Assessing the Atmospheric Fate and Transport of Pesticides Used to Control Mosquito Populations Post-Hurricane Harvey

Harris County Public Health authorities in Houston, TX release pesticides directly in to the atmosphere to control adult mosquito populations and reduce the threat of diseases (Zika). Pesticides registered with the EPA for this purpose are called adulticides. Permethrin and Malathion are the primary adulticides used in Houston and are typically sprayed as aerosols at night using ULV (ultra low volume) sprayers mounted to a truck. In 2017, Hurricane Harvey totaled >50 inches of rainfall in Houston, a new record from a U.S. tropical cyclone. The rainfall resulted in widespread flooding that created vast areas of mosquito habitat for mosquito population growth. Federal efforts to control mosquito populations resulted in aerially spraying Naled over 600,000 acres of the county via cargo planes, and was in addition to the ground-based county applications of Malathion and Permethrin. Research conducted by Baylor University in 2013 determined the nighttime atmospheric half-lives of Malathion in Harris County were 40-90% lower (<24 h) than Malathion half-lives measured in agricultural settings (1.6 to >9 days), which is driven by the high NO_x pollution in Houston that supports NO₃ and O₃ chemistry known to oxidize Malathion to Malaoxon. Analysis of 2016 PM_2.5 filter samples shows higher atmospheric concentrations of Malaoxon than Malathion, suggesting Malathion is undergoing transport from the ULV aerosols to the fine PM_2.5. Unlike Malathion, Permethrin is sprayed in solution with a mineral oil and PBO, a synergistic compound used to increase the toxicity of Permethrin.

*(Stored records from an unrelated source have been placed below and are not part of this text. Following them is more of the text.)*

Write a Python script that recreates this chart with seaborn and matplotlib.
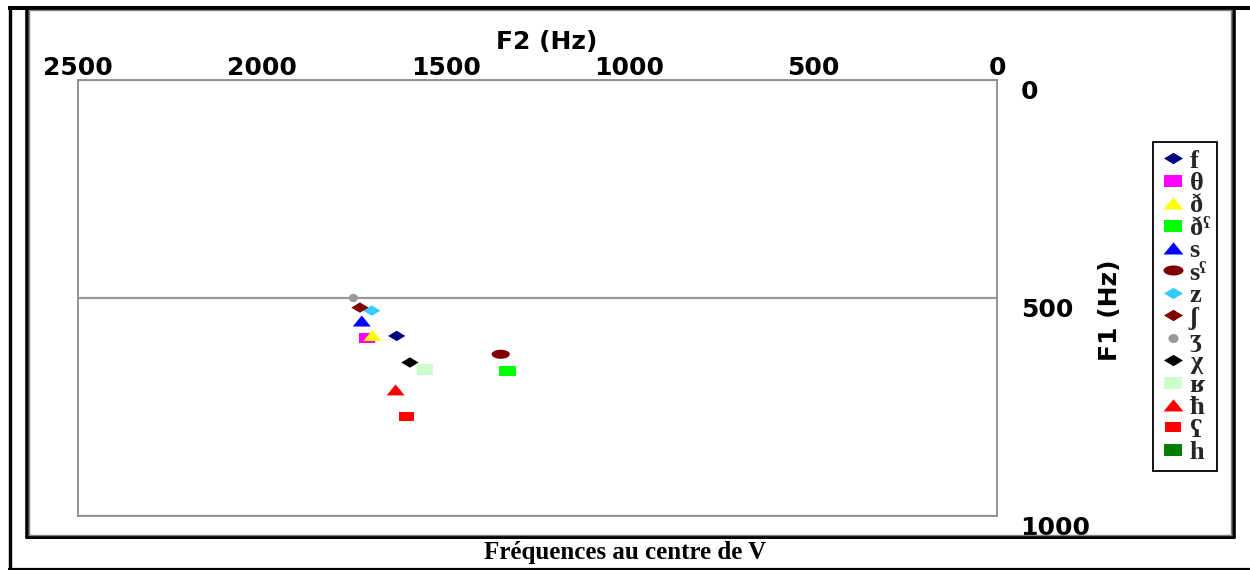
import numpy as np
import pandas as pd
import matplotlib
matplotlib.use("Agg")
import matplotlib.pyplot as plt
from matplotlib.lines import Line2D
import seaborn as sns

# Phonemes (legend order), second and first formant at the vowel centre
phonemes = ["f", "θ", "ð", "ð\u02e4", "s", "s\u02e4", "z", "ʃ", "ʒ", "χ", "ʁ", "ħ", "ʕ", "h"]
f2_hz = [1633, 1713, 1699, 1332, 1728, 1350, 1701, 1733, 1751, 1597, 1556, 1636, 1606, np.nan]
f1_hz = [587, 591, 586, 667, 553, 629, 529, 522, 500, 648, 664, 711, 772, np.nan]

f2_ticks = [2500, 2000, 1500, 1000, 500, 0]
f1_ticks = [0, 500, 1000]

colors = ["#000080", "#FF00FF", "#FFFF00", "#00FF00", "#0000FF", "#800000",
          "#33CCFF", "#800000", "#999999", "#000000", "#CCFFCC", "#FF0000",
          "#FF0000", "#008000"]
shapes = ["diamond", "rect", "triangle", "rect", "triangle", "ellipse",
          "diamond", "diamond", "dot", "diamond", "rect", "triangle",
          "smallrect", "rect"]

# Marker outlines (vertices) and scatter sizes
_t = np.linspace(0, 2 * np.pi, 48, endpoint=False)
MARKERS = {
    "diamond": ([(-1, 0), (0, 0.6), (1, 0), (0, -0.6)], 155),
    "rect": ([(-1, -0.62), (1, -0.62), (1, 0.62), (-1, 0.62)], 138),
    "smallrect": ([(-1, -0.55), (1, -0.55), (1, 0.55), (-1, 0.55)], 120),
    "triangle": ([(-1, -0.6), (1, -0.6), (0, 0.62)], 170),
    "ellipse": (np.column_stack([np.cos(_t), 0.5 * np.sin(_t)]), 172),
    "dot": (np.column_stack([np.cos(_t), 0.88 * np.sin(_t)]), 44),
}

sns.set_theme(style="white")
plt.rcParams["font.family"] = ["DejaVu Sans"]

W, H = 1250, 570
fig = plt.figure(figsize=(W / 100, H / 100), dpi=100)
ax = fig.add_axes([78 / W, 1 - 516 / H, 919 / W, 436 / H])

df = pd.DataFrame({"phoneme": phonemes, "F2": f2_hz, "F1": f1_hz})
for name, color, shape in zip(phonemes, colors, shapes):
    sub = df[df["phoneme"] == name].dropna()
    if sub.empty:
        continue
    verts, size = MARKERS[shape]
    sns.scatterplot(data=sub, x="F2", y="F1", ax=ax, marker=verts, s=size,
                    color=color, edgecolor="none", linewidth=0,
                    legend=False, zorder=3)

ax.set_xlim(2500, 0)
ax.set_ylim(1000, 0)
ax.set_xticks(f2_ticks)
ax.set_yticks(f1_ticks)
ax.set_xticklabels([str(v) for v in f2_ticks])
ax.set_yticklabels([str(v) for v in f1_ticks])

ax.xaxis.tick_top()
ax.yaxis.tick_right()
ax.tick_params(axis="x", length=0, pad=0, labelsize=18)
ax.tick_params(axis="y", length=0, pad=17, labelsize=18)
for lbl in ax.get_xticklabels() + ax.get_yticklabels():
    lbl.set_fontweight("bold")
    lbl.set_color("black")
for lbl in ax.get_yticklabels():
    lbl.set_va("top")

ax.grid(False)
ax.yaxis.grid(True, color="#999999", linewidth=1.6)
ax.set_axisbelow(True)
for sp in ax.spines.values():
    sp.set_color("#8c8c8c")
    sp.set_linewidth(1.3)

ax.xaxis.set_label_position("top")
ax.set_xlabel("F2 (Hz)", fontsize=18, fontweight="bold", color="black")
ax.xaxis.set_label_coords((547 - 78) / 919, 1 + (80 - 54) / 436)
ax.xaxis.label.set_va("bottom")

ax.yaxis.set_label_position("right")
ax.set_ylabel("F1 (Hz)", fontsize=18, fontweight="bold", color="black", rotation=90)
ax.yaxis.label.set_ha("center")
ax.yaxis.label.set_va("center")
ax.yaxis.set_label_coords((1110 - 78) / 919, 1 - (310 - 80) / 436)

# Legend built from the same colours and marker shapes
handles = [Line2D([], [], linestyle="none", marker=MARKERS[sh][0],
                  markersize=1.1 * np.sqrt(MARKERS[sh][1]), markerfacecolor=c,
                  markeredgewidth=0)
           for c, sh in zip(colors, shapes)]
leg = ax.legend(handles, phonemes, loc="upper left",
                bbox_to_anchor=(1153 / W, 1 - 142 / H),
                bbox_transform=fig.transFigure, borderaxespad=0,
                frameon=True, fancybox=False, framealpha=1,
                edgecolor="black", handlelength=1.0, handletextpad=0.12,
                labelspacing=-0.04, borderpad=0.27,
                prop=dict(family=["Liberation Serif", "DejaVu Serif"],
                          weight="bold", size=19))
leg.get_frame().set_linewidth(1.3)


def fx(x):
    return x / W


def fy(y):
    return 1 - y / H


# Page frame around the chart and the caption cell
frame_lines = [
    ((fx(10), fx(10)), (fy(6), fy(570)), 3.4, "black"),
    ((fx(8), fx(1250)), (fy(569), fy(569)), 2.2, "black"),
    ((fx(8), fx(1250)), (fy(8), fy(8)), 4.0, "black"),
    ((fx(26.7), fx(26.7)), (fy(6), fy(538)), 3.6, "black"),
    ((fx(1233.5), fx(1233.5)), (fy(6), fy(538)), 3.6, "black"),
    ((fx(25), fx(1235)), (fy(536.8), fy(536.8)), 3.0, "black"),
    ((fx(28.8), fx(28.8)), (fy(10), fy(535)), 1.4, "#808080"),
    ((fx(1231.4), fx(1231.4)), (fy(10), fy(535)), 1.4, "#808080"),
    ((fx(28.5), fx(1232)), (fy(534.8), fy(534.8)), 1.4, "#808080"),
    ((fx(28.5), fx(1232)), (fy(10.3), fy(10.3)), 1.4, "#808080"),
]
for xs, ys, lw, col in frame_lines:
    fig.add_artist(Line2D(xs, ys, transform=fig.transFigure, color=col,
                          linewidth=lw * 0.72, solid_capstyle="butt"))

fig.text(0.5, fy(553), "Fréquences au centre de V", ha="center", va="center",
         family=["Liberation Serif", "DejaVu Serif"], fontweight="bold",
         fontsize=18, color="black")

fig.savefig("out.png", dpi=100, facecolor="white")
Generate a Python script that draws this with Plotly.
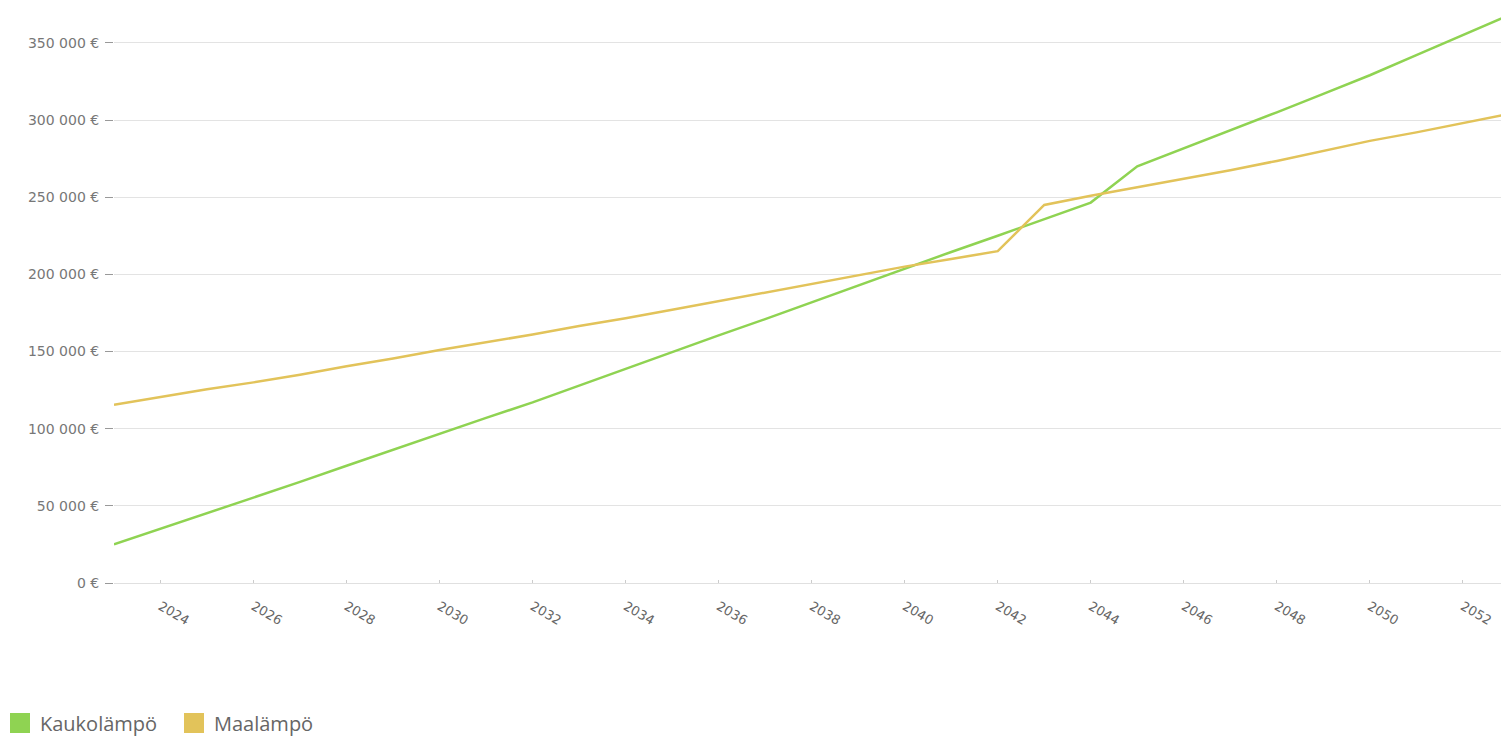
import plotly.graph_objects as go

years = list(range(2023, 2054))
kaukolampo = [25000, 35000, 45000, 55500, 65500, 76000, 86500, 97000, 107000, 117000,
              128000, 139000, 150000, 160500, 171000, 182000, 193000, 204000, 214500, 225000,
              235500, 246500, 270000, 281500, 293000, 305000, 317000, 329000, 342000, 355000, 368000]
maalampo = [115500, 120500, 125500, 130000, 135000, 140500, 145500, 151000, 156000, 161000,
            166500, 171500, 177000, 182500, 188000, 193500, 199000, 205000, 210000, 215000,
            245000, 251000, 256500, 262000, 267500, 273500, 280000, 286500, 292000, 298000, 304000]
series_names = ["Kaukolämpö", "Maalämpö"]
colors = ["#8fd352", "#e2c35a"]

y_ticks = [0, 50000, 100000, 150000, 200000, 250000, 300000, 350000]
y_labels = ["0 €", "50 000 €", "100 000 €", "150 000 €", "200 000 €", "250 000 €", "300 000 €", "350 000 €"]
x_ticks = list(range(2024, 2053, 2))

fig = go.Figure()
for name, vals, col in zip(series_names, [kaukolampo, maalampo], colors):
    fig.add_trace(go.Scatter(x=years, y=vals, mode="lines", name=name,
                             line=dict(color=col, width=2.5), showlegend=False))
for name, col in zip(series_names, colors):
    fig.add_trace(go.Scatter(x=[None], y=[None], mode="markers", name=name,
                             marker=dict(symbol="square", color=col, size=16,
                                         line=dict(color=col, width=4))))

fig.update_layout(
    width=1501, height=739,
    margin=dict(l=114, r=0, t=12, b=156, autoexpand=False),
    plot_bgcolor="white", paper_bgcolor="white",
    font=dict(family="DejaVu Sans", size=13, color="#666666"),
    legend=dict(orientation="h", x=-0.0822, xanchor="left",
                y=-0.245, yanchor="middle",
                font=dict(family="Open Sans", size=20, color="#666666"),
                itemwidth=30, tracegroupgap=0, entrywidth=129, entrywidthmode="pixels"),
    showlegend=True,
)
fig.update_xaxes(range=[2023, 2052.82], tickvals=x_ticks, ticktext=[str(v) for v in x_ticks],
                 tickangle=30, showgrid=False, showline=True, linecolor="#e0e0e0", linewidth=1,
                 ticks="inside", ticklen=3, tickcolor="#cccccc", zeroline=False, automargin=False,
                 ticklabelstandoff=10,
                 tickfont=dict(family="DejaVu Sans", size=13, color="#666666"))
fig.update_yaxes(range=[0, 370000], tickvals=y_ticks, ticktext=y_labels, automargin=False,
                 showgrid=True, gridcolor="#e3e3e3", gridwidth=1, zeroline=False,
                 ticks="outside", ticklen=8, tickcolor="#999999", ticklabelstandoff=3,
                 tickfont=dict(family="DejaVu Sans", size=14, color="#777777"))

fig.write_html("out.html")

Atmospheric concentrations of Permethrin in PM_2.5 samples are an order and half lower, suggesting Permethrin undergoes less transport as a mixture. Little is known regarding the fate and transport of aerial-based applications of Naled in an urban atmosphere. Atmospheric PM filter samples (n=130) were collected post-Harvey at 3 different sites (urban and suburban), including both application and downwind sites; this increases our spatial understanding of adulticide oxidation and their ability to undergo long-range transport in an urban atmosphere. Higher resolution sampling periods improves our temporal understanding of adulticide oxidation. Lastly, the plume concentrations of ground vs. aerial-based adulticide applications are compared.